The problem =
All of the lines below are to be transcribed faithfully, with pictures excluded from the copy.

Given material =
►

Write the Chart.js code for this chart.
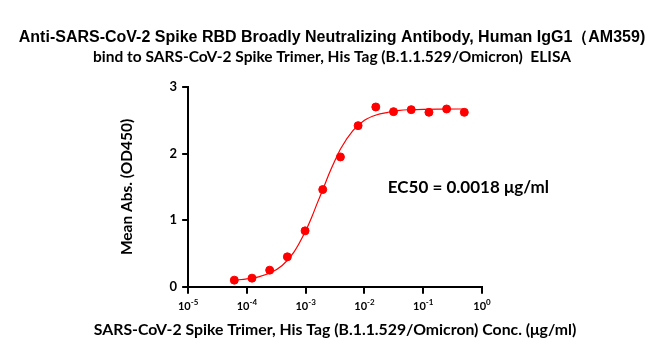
<!DOCTYPE html>
<html>
<head>
<meta charset="utf-8">
<script src="https://cdn.jsdelivr.net/npm/chart.js@4"></script>
<style>
  html, body { margin: 0; padding: 0; background: #fff; }
  canvas { display: block; }
</style>
</head>
<body>
<canvas id="elisaChart" width="664" height="360"></canvas>
<script>
// measured points (2-fold dilutions, ug/ml)
const concentrations = [0.000061, 0.000122, 0.000244, 0.000488, 0.000977, 0.00195, 0.0039, 0.0078, 0.0156, 0.03125, 0.0625, 0.125, 0.25, 0.5];
const meanAbs = [0.10, 0.13, 0.25, 0.45, 0.84, 1.46, 1.95, 2.42, 2.70, 2.63, 2.66, 2.62, 2.67, 2.62];

// fitted curve
const curveConc = [0.000062, 0.0001, 0.000158, 0.000251, 0.000398, 0.000631, 0.001, 0.00126, 0.00158, 0.002, 0.00251, 0.00316, 0.00398, 0.00631, 0.01, 0.0158, 0.0251, 0.0398, 0.0631, 0.1, 0.2, 0.5];
const curveAbs = [0.10, 0.12, 0.15, 0.21, 0.32, 0.52, 0.84, 1.04, 1.26, 1.48, 1.70, 1.90, 2.08, 2.34, 2.50, 2.58, 2.62, 2.65, 2.66, 2.665, 2.668, 2.67];

const xTickExponents = [-5, -4, -3, -2, -1, 0];
const yTicks = [0, 1, 2, 3];

const titleLine1 = 'Anti-SARS-CoV-2 Spike RBD Broadly Neutralizing Antibody, Human IgG1\uFF08AM359)';
const titleLine2 = 'bind to SARS-CoV-2 Spike Trimer, His Tag (B.1.1.529/Omicron)  ELISA';
const xTitle = 'SARS-CoV-2 Spike Trimer, His Tag (B.1.1.529/Omicron) Conc. (\u03BCg/ml)';
const yTitle = 'Mean Abs. (OD450)';
const ec50Label = 'EC50 = 0.0018 \u03BCg/ml';

const labelFont = 'Lato, "Open Sans", sans-serif';

// titles, power-of-ten labels, x title and EC50 note
const textPlugin = {
    id: 'textPlugin',
    afterDraw(chart) {
        const ctx = chart.ctx;
        const xs = chart.scales.x;
        const ys = chart.scales.y;
        ctx.save();
        ctx.fillStyle = '#000';
        ctx.textAlign = 'center';
        ctx.textBaseline = 'middle';
        ctx.font = 'bold 16px "Liberation Sans", Arial, sans-serif';
        ctx.fillText(titleLine1, chart.width / 2, 38);
        ctx.font = 'bold 15.5px ' + labelFont;
        ctx.fillText(titleLine2, chart.width / 2, 57);

        // x title centred under the plot
        ctx.font = 'bold 15.8px ' + labelFont;
        ctx.fillText(xTitle, (xs.left + xs.right) / 2, xs.top + 43);

        // x tick labels as 10 with superscript exponent
        const base = xs.top + 23;
        xTickExponents.forEach(e => {
            const px = xs.getPixelForValue(Math.pow(10, e));
            const exp = e === 0 ? '0' : '-' + Math.abs(e);
            ctx.font = 'bold 11px ' + labelFont;
            const w1 = ctx.measureText('10').width;
            ctx.font = 'bold 8px ' + labelFont;
            const w2 = ctx.measureText(exp).width;
            const start = px - (w1 + w2) / 2;
            ctx.textAlign = 'left';
            ctx.textBaseline = 'alphabetic';
            ctx.font = 'bold 11px ' + labelFont;
            ctx.fillText('10', start, base);
            ctx.font = 'bold 8px ' + labelFont;
            ctx.fillText(exp, start + w1, base - 5);
        });

        ctx.textAlign = 'left';
        ctx.textBaseline = 'middle';
        ctx.font = 'bold 17px ' + labelFont;
        ctx.fillText(ec50Label, xs.getPixelForValue(0.025), ys.getPixelForValue(1.49));
        ctx.restore();
    }
};

const ctx = document.getElementById('elisaChart').getContext('2d');
new Chart(ctx, {
    type: 'scatter',
    data: {
        datasets: [
            {
                label: 'fit',
                data: curveConc.map((c, i) => ({ x: c, y: curveAbs[i] })),
                showLine: true,
                borderColor: '#ff0000',
                borderWidth: 1.2,
                pointRadius: 0,
                cubicInterpolationMode: 'monotone'
            },
            {
                label: 'Mean Abs.',
                data: concentrations.map((c, i) => ({ x: c, y: meanAbs[i] })),
                backgroundColor: '#ff0000',
                borderColor: '#ff0000',
                pointRadius: 4,
                showLine: false
            }
        ]
    },
    options: {
        responsive: false,
        animation: false,
        layout: {
            padding: { top: 87, left: 114, right: 182, bottom: 45 }
        },
        plugins: {
            legend: { display: false },
            tooltip: { enabled: false }
        },
        scales: {
            x: {
                type: 'logarithmic',
                min: 1e-5,
                max: 1,
                afterBuildTicks: scale => {
                    scale.ticks = xTickExponents.map(e => ({ value: Math.pow(10, e) }));
                },
                grid: { drawOnChartArea: false, color: '#000', lineWidth: 2, tickLength: 7 },
                border: { color: '#000', width: 2 },
                ticks: {
                    color: 'rgba(0,0,0,0)',
                    font: { size: 11, weight: 'bold' },
                    callback: v => '10-5',
                    maxRotation: 0,
                    padding: 4
                }
            },
            y: {
                min: 0,
                max: 3,
                afterBuildTicks: scale => {
                    scale.ticks = yTicks.map(v => ({ value: v }));
                },
                grid: { drawOnChartArea: false, color: '#000', lineWidth: 2, tickLength: 6 },
                border: { color: '#000', width: 2 },
                ticks: {
                    color: '#000',
                    font: { family: labelFont, size: 13, weight: 'bold' },
                    padding: 5
                },
                title: {
                    display: true,
                    text: yTitle,
                    color: '#000',
                    font: { family: labelFont, size: 15.5, weight: 'bold' },
                    padding: { top: 4, bottom: 28 }
                }
            }
        }
    },
    plugins: [textPlugin]
});
</script>
</body>
</html>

◄

Full output =
Write the Chart.js code for this chart.
<!DOCTYPE html>
<html>
<head>
<meta charset="utf-8">
<script src="https://cdn.jsdelivr.net/npm/chart.js@4"></script>
<style>
  html, body { margin: 0; padding: 0; background: #fff; }
  canvas { display: block; }
</style>
</head>
<body>
<canvas id="elisaChart" width="664" height="360"></canvas>
<script>
// measured points (2-fold dilutions, ug/ml)
const concentrations = [0.000061, 0.000122, 0.000244, 0.000488, 0.000977, 0.00195, 0.0039, 0.0078, 0.0156, 0.03125, 0.0625, 0.125, 0.25, 0.5];
const meanAbs = [0.10, 0.13, 0.25, 0.45, 0.84, 1.46, 1.95, 2.42, 2.70, 2.63, 2.66, 2.62, 2.67, 2.62];

// fitted curve
const curveConc = [0.000062, 0.0001, 0.000158, 0.000251, 0.000398, 0.000631, 0.001, 0.00126, 0.00158, 0.002, 0.00251, 0.00316, 0.00398, 0.00631, 0.01, 0.0158, 0.0251, 0.0398, 0.0631, 0.1, 0.2, 0.5];
const curveAbs = [0.10, 0.12, 0.15, 0.21, 0.32, 0.52, 0.84, 1.04, 1.26, 1.48, 1.70, 1.90, 2.08, 2.34, 2.50, 2.58, 2.62, 2.65, 2.66, 2.665, 2.668, 2.67];

const xTickExponents = [-5, -4, -3, -2, -1, 0];
const yTicks = [0, 1, 2, 3];

const titleLine1 = 'Anti-SARS-CoV-2 Spike RBD Broadly Neutralizing Antibody, Human IgG1\uFF08AM359)';
const titleLine2 = 'bind to SARS-CoV-2 Spike Trimer, His Tag (B.1.1.529/Omicron)  ELISA';
const xTitle = 'SARS-CoV-2 Spike Trimer, His Tag (B.1.1.529/Omicron) Conc. (\u03BCg/ml)';
const yTitle = 'Mean Abs. (OD450)';
const ec50Label = 'EC50 = 0.0018 \u03BCg/ml';

const labelFont = 'Lato, "Open Sans", sans-serif';

// titles, power-of-ten labels, x title and EC50 note
const textPlugin = {
    id: 'textPlugin',
    afterDraw(chart) {
        const ctx = chart.ctx;
        const xs = chart.scales.x;
        const ys = chart.scales.y;
        ctx.save();
        ctx.fillStyle = '#000';
        ctx.textAlign = 'center';
        ctx.textBaseline = 'middle';
        ctx.font = 'bold 16px "Liberation Sans", Arial, sans-serif';
        ctx.fillText(titleLine1, chart.width / 2, 38);
        ctx.font = 'bold 15.5px ' + labelFont;
        ctx.fillText(titleLine2, chart.width / 2, 57);

        // x title centred under the plot
        ctx.font = 'bold 15.8px ' + labelFont;
        ctx.fillText(xTitle, (xs.left + xs.right) / 2, xs.top + 43);

        // x tick labels as 10 with superscript exponent
        const base = xs.top + 23;
        xTickExponents.forEach(e => {
            const px = xs.getPixelForValue(Math.pow(10, e));
            const exp = e === 0 ? '0' : '-' + Math.abs(e);
            ctx.font = 'bold 11px ' + labelFont;
            const w1 = ctx.measureText('10').width;
            ctx.font = 'bold 8px ' + labelFont;
            const w2 = ctx.measureText(exp).width;
            const start = px - (w1 + w2) / 2;
            ctx.textAlign = 'left';
            ctx.textBaseline = 'alphabetic';
            ctx.font = 'bold 11px ' + labelFont;
            ctx.fillText('10', start, base);
            ctx.font = 'bold 8px ' + labelFont;
            ctx.fillText(exp, start + w1, base - 5);
        });

        ctx.textAlign = 'left';
        ctx.textBaseline = 'middle';
        ctx.font = 'bold 17px ' + labelFont;
        ctx.fillText(ec50Label, xs.getPixelForValue(0.025), ys.getPixelForValue(1.49));
        ctx.restore();
    }
};

const ctx = document.getElementById('elisaChart').getContext('2d');
new Chart(ctx, {
    type: 'scatter',
    data: {
        datasets: [
            {
                label: 'fit',
                data: curveConc.map((c, i) => ({ x: c, y: curveAbs[i] })),
                showLine: true,
                borderColor: '#ff0000',
                borderWidth: 1.2,
                pointRadius: 0,
                cubicInterpolationMode: 'monotone'
            },
            {
                label: 'Mean Abs.',
                data: concentrations.map((c, i) => ({ x: c, y: meanAbs[i] })),
                backgroundColor: '#ff0000',
                borderColor: '#ff0000',
                pointRadius: 4,
                showLine: false
            }
        ]
    },
    options: {
        responsive: false,
        animation: false,
        layout: {
            padding: { top: 87, left: 114, right: 182, bottom: 45 }
        },
        plugins: {
            legend: { display: false },
            tooltip: { enabled: false }
        },
        scales: {
            x: {
                type: 'logarithmic',
                min: 1e-5,
                max: 1,
                afterBuildTicks: scale => {
                    scale.ticks = xTickExponents.map(e => ({ value: Math.pow(10, e) }));
                },
                grid: { drawOnChartArea: false, color: '#000', lineWidth: 2, tickLength: 7 },
                border: { color: '#000', width: 2 },
                ticks: {
                    color: 'rgba(0,0,0,0)',
                    font: { size: 11, weight: 'bold' },
                    callback: v => '10-5',
                    maxRotation: 0,
                    padding: 4
                }
            },
            y: {
                min: 0,
                max: 3,
                afterBuildTicks: scale => {
                    scale.ticks = yTicks.map(v => ({ value: v }));
                },
                grid: { drawOnChartArea: false, color: '#000', lineWidth: 2, tickLength: 6 },
                border: { color: '#000', width: 2 },
                ticks: {
                    color: '#000',
                    font: { family: labelFont, size: 13, weight: 'bold' },
                    padding: 5
                },
                title: {
                    display: true,
                    text: yTitle,
                    color: '#000',
                    font: { family: labelFont, size: 15.5, weight: 'bold' },
                    padding: { top: 4, bottom: 28 }
                }
            }
        }
    },
    plugins: [textPlugin]
});
</script>
</body>
</html>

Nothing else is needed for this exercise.